● WRITTEN PROBLEM: Pictures excluded, return the lines below from the first through the line holding "const yTicks = [200, 300, 400, 500, 600, 700, 800, 900];".
===== DATASET EXCERPT =====
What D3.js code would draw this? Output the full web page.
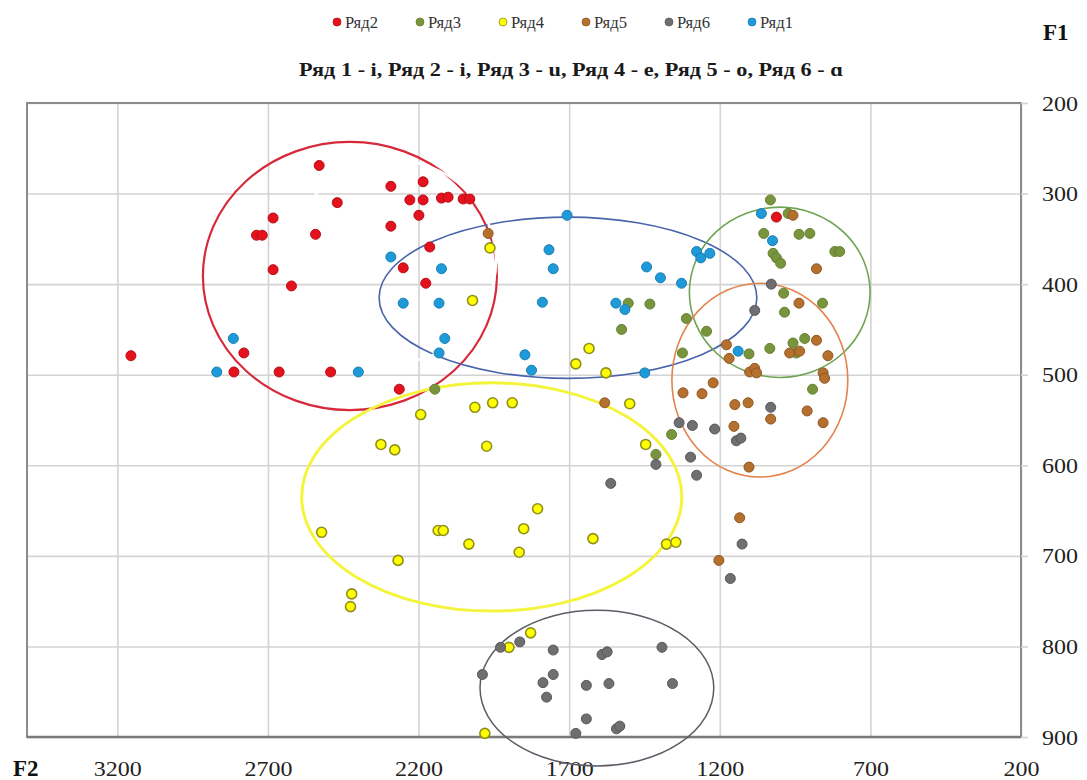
<!DOCTYPE html>
<html>
<head>
<meta charset="utf-8">
<script src="https://cdn.jsdelivr.net/npm/d3@7"></script>
<style>
  html, body { margin: 0; padding: 0; background: #fff; }
  svg { display: block; }
</style>
</head>
<body>
<svg id="chart" width="1087" height="780"></svg>
<script>
// Formant plot: F2 (Hz, reversed, bottom) against F1 (Hz, reversed, right)
const seriesNames = ["Ряд2", "Ряд3", "Ряд4", "Ряд5", "Ряд6", "Ряд1"];
const titleText = "Ряд 1 - i, Ряд 2 - i, Ряд 3 - u, Ряд 4 - e, Ряд 5 - o, Ряд 6 - ɑ";
const xTicks = [3200, 2700, 2200, 1700, 1200, 700, 200];
const yTicks = [200, 300, 400, 500, 600, 700, 800, 900];

// [F2, F1] pairs per series
const ryad2 = [
  [3155, 479], [2813, 497], [2780, 476], [2663, 497], [2492, 497], [2530, 269],
  [2470, 310], [2683, 327], [2738, 346], [2719, 346], [2542, 345], [2683, 384],
  [2622, 402], [2292, 292], [2185, 287], [2229, 307], [2185, 307], [2124, 305],
  [2102, 304], [2052, 306], [2030, 306], [2199, 324], [2292, 336], [2163, 359],
  [2251, 382], [2176, 399], [2264, 516], [1012, 326]
];
const ryad3 = [
  [2146, 516], [1504, 421], [1432, 422], [1526, 450], [1311, 438], [1244, 452],
  [1324, 476], [1360, 566], [1412, 588], [1032, 307], [973, 322], [1054, 344],
  [937, 345], [901, 344], [1023, 366], [1012, 371], [998, 377], [818, 364],
  [802, 364], [988, 410], [859, 421], [985, 431], [1103, 477], [1034, 471],
  [957, 465], [918, 460], [946, 476], [892, 516]
];
const ryad4 = [
  [2325, 577], [2279, 583], [2522, 674], [2268, 705], [2422, 742], [2426, 756],
  [2013, 536], [1954, 531], [1889, 531], [2193, 544], [1974, 579], [1805, 648],
  [2135, 672], [2118, 672], [1851, 670], [2033, 687], [1866, 696], [1621, 681],
  [1377, 687], [1346, 685], [1900, 801], [1828, 785], [1980, 896], [2021, 418],
  [1963, 360], [1634, 471], [1678, 488], [1578, 498], [1499, 532], [1446, 577]
];
const ryad5 = [
  [1969, 344], [1582, 531], [1322, 520], [1259, 521], [1222, 509], [957, 324],
  [879, 383], [937, 421], [1178, 467], [1169, 482], [879, 462], [968, 476],
  [935, 474], [841, 479], [1101, 497], [1084, 493], [1078, 498], [857, 498],
  [852, 504], [1150, 533], [1106, 531], [1031, 549], [910, 540], [857, 553],
  [1153, 557], [1103, 602], [1134, 658], [1203, 705]
];
const ryad6 = [
  [1029, 400], [1084, 429], [1031, 536], [1217, 560], [1145, 573], [1130, 570],
  [1126, 687], [1165, 725], [1335, 553], [1291, 556], [1297, 591], [1277, 611],
  [1412, 599], [1562, 620], [1864, 795], [1928, 801], [1988, 831], [1753, 804],
  [1753, 831], [1787, 840], [1775, 856], [1591, 809], [1574, 806], [1643, 843],
  [1568, 841], [1392, 801], [1357, 841], [1643, 880], [1678, 896], [1543, 891],
  [1532, 888]
];
const ryad1 = [
  [2815, 460], [2870, 497], [2400, 497], [2292, 370], [2124, 383], [2251, 421],
  [2132, 421], [2113, 460], [2132, 476], [1767, 362], [1753, 383], [1789, 420],
  [1847, 478], [1825, 495], [1707, 324], [1443, 381], [1397, 393], [1327, 399],
  [1277, 364], [1263, 371], [1233, 366], [1545, 421], [1515, 428], [1449, 498],
  [1062, 322], [1025, 352], [1139, 474]
];
const seriesData = [ryad2, ryad3, ryad4, ryad5, ryad6, ryad1];

// Group ellipses: centre F2, centre F1, half-width (Hz of F2), half-height (Hz of F1)
const ellipseCx = [2428, 1704, 1001, 1067, 1957, 1608, 2285];
const ellipseCy = [391, 415, 409, 506, 635, 846, 375];
const ellipseRx = [488, 627, 300, 292, 631, 388, 342];
const ellipseRy = [148, 89, 94, 107, 126, 86, 112];

const pointFill = ["#e3121c", "#78953d", "#ffff00", "#b5702d", "#6f6f72", "#1e9ad8"];
const pointStroke = ["#b50f18", "#66812f", "#8f8f1c", "#8e5622", "#58585c", "#1a7fb5"];
const ellipseColor = ["#d62a3b", "#4a64ab", "#6fa453", "#e2844d", "#f4f43c", "#5c5c66", "#ffffff"];
const ellipseWidth = [2.2, 1.6, 1.6, 1.6, 3, 1.5, 2.5];

const serif = "'Liberation Serif', 'Times New Roman', serif";
const svg = d3.select("#chart");
const plotLeft = 27, plotRight = 1021, plotTop = 103, plotBottom = 737;

const x = d3.scaleLinear().domain([3500, 200]).range([plotLeft, plotRight]);
const y = d3.scaleLinear().domain([200, 900]).range([plotTop, plotBottom]);

// vertical gridlines
svg.append("g")
  .attr("transform", `translate(0,${plotBottom})`)
  .call(d3.axisBottom(x).tickValues(xTicks).tickSize(-(plotBottom - plotTop)).tickFormat(""))
  .call(g => g.select(".domain").remove())
  .call(g => g.selectAll("line").attr("stroke", "#d3d3d3").attr("stroke-width", 1.6));

// horizontal gridlines
svg.append("g")
  .attr("transform", `translate(${plotRight},0)`)
  .call(d3.axisLeft(y).tickValues(yTicks).tickSize(plotRight - plotLeft).tickFormat(""))
  .call(g => g.select(".domain").remove())
  .call(g => g.selectAll("line").attr("stroke", "#d3d3d3").attr("stroke-width", 1.6));

// plot frame
svg.append("rect")
  .attr("x", plotLeft).attr("y", plotTop)
  .attr("width", plotRight - plotLeft).attr("height", plotBottom - plotTop)
  .attr("fill", "none").attr("stroke", "#8c8c8c").attr("stroke-width", 2);
svg.append("line")
  .attr("x1", plotLeft).attr("x2", plotRight).attr("y1", plotBottom).attr("y2", plotBottom)
  .attr("stroke", "#7a7a7a").attr("stroke-width", 2.5);

// bottom axis labels (F2)
svg.append("g")
  .attr("transform", `translate(0,${plotBottom})`)
  .call(d3.axisBottom(x).tickValues(xTicks).tickSize(0).tickPadding(23).tickFormat(d3.format("d")))
  .call(g => g.select(".domain").remove())
  .call(g => g.selectAll("text")
    .style("font-family", serif)
    .style("font-size", "22px")
    .attr("fill", "#222")
    .attr("textLength", d => String(d).length * 12)
    .attr("lengthAdjust", "spacingAndGlyphs"));

// right axis labels (F1)
svg.append("g")
  .attr("transform", `translate(${plotRight},0)`)
  .call(d3.axisRight(y).tickValues(yTicks).tickSize(7).tickPadding(14).tickFormat(d3.format("d")))
  .call(g => g.select(".domain").remove())
  .call(g => g.selectAll("line").attr("stroke", "#d3d3d3").attr("stroke-width", 1.6))
  .call(g => g.selectAll("text")
    .style("font-family", serif)
    .style("font-size", "22px")
    .attr("fill", "#222")
    .attr("textLength", d => String(d).length * 12)
    .attr("lengthAdjust", "spacingAndGlyphs"));

// axis names
svg.append("text").attr("x", 13).attr("y", 776)
  .style("font-family", serif).style("font-size", "23px").style("font-weight", "bold")
  .attr("fill", "#111").text("F2");
svg.append("text").attr("x", 1043).attr("y", 40)
  .style("font-family", serif).style("font-size", "23px").style("font-weight", "bold")
  .attr("fill", "#111").text("F1");

// title
svg.append("text")
  .attr("x", 299).attr("y", 76)
  .style("font-family", serif).style("font-size", "18px").style("font-weight", "bold")
  .attr("fill", "#1a1a1a")
  .attr("textLength", 544).attr("lengthAdjust", "spacingAndGlyphs")
  .text(titleText);

// legend
const legend = svg.append("g");
seriesNames.forEach((name, i) => {
  const lx = 337 + i * 83;
  legend.append("circle").attr("cx", lx).attr("cy", 22).attr("r", 4)
    .attr("fill", pointFill[i]).attr("stroke", pointStroke[i]).attr("stroke-width", 0.8);
  legend.append("text").attr("x", lx + 8).attr("y", 28)
    .style("font-family", serif).style("font-size", "17px")
    .attr("fill", "#333")
    .attr("textLength", 33).attr("lengthAdjust", "spacingAndGlyphs")
    .text(name);
});

// group ellipses
const ell = svg.append("g");
ellipseCx.forEach((cx, i) => {
  ell.append("ellipse")
    .attr("cx", x(cx)).attr("cy", y(ellipseCy[i]))
    .attr("rx", Math.abs(x(cx + ellipseRx[i]) - x(cx)))
    .attr("ry", Math.abs(y(ellipseCy[i] + ellipseRy[i]) - y(ellipseCy[i])))
    .attr("fill", "none")
    .attr("stroke", ellipseColor[i])
    .attr("stroke-width", ellipseWidth[i]);
});

// points
const pts = svg.append("g");
seriesData.forEach((data, i) => {
  pts.append("g").selectAll("circle")
    .data(data)
    .join("circle")
    .attr("cx", d => x(d[0]))
    .attr("cy", d => y(d[1]))
    .attr("r", 5)
    .attr("fill", pointFill[i])
    .attr("stroke", pointStroke[i])
    .attr("stroke-width", i === 2 ? 1.6 : 1);
});
</script>
</body>
</html>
=====
● ANSWER TO THE EXERCISE:
What D3.js code would draw this? Output the full web page.
<!DOCTYPE html>
<html>
<head>
<meta charset="utf-8">
<script src="https://cdn.jsdelivr.net/npm/d3@7"></script>
<style>
  html, body { margin: 0; padding: 0; background: #fff; }
  svg { display: block; }
</style>
</head>
<body>
<svg id="chart" width="1087" height="780"></svg>
<script>
// Formant plot: F2 (Hz, reversed, bottom) against F1 (Hz, reversed, right)
const seriesNames = ["Ряд2", "Ряд3", "Ряд4", "Ряд5", "Ряд6", "Ряд1"];
const titleText = "Ряд 1 - i, Ряд 2 - i, Ряд 3 - u, Ряд 4 - e, Ряд 5 - o, Ряд 6 - ɑ";
const xTicks = [3200, 2700, 2200, 1700, 1200, 700, 200];
const yTicks = [200, 300, 400, 500, 600, 700, 800, 900];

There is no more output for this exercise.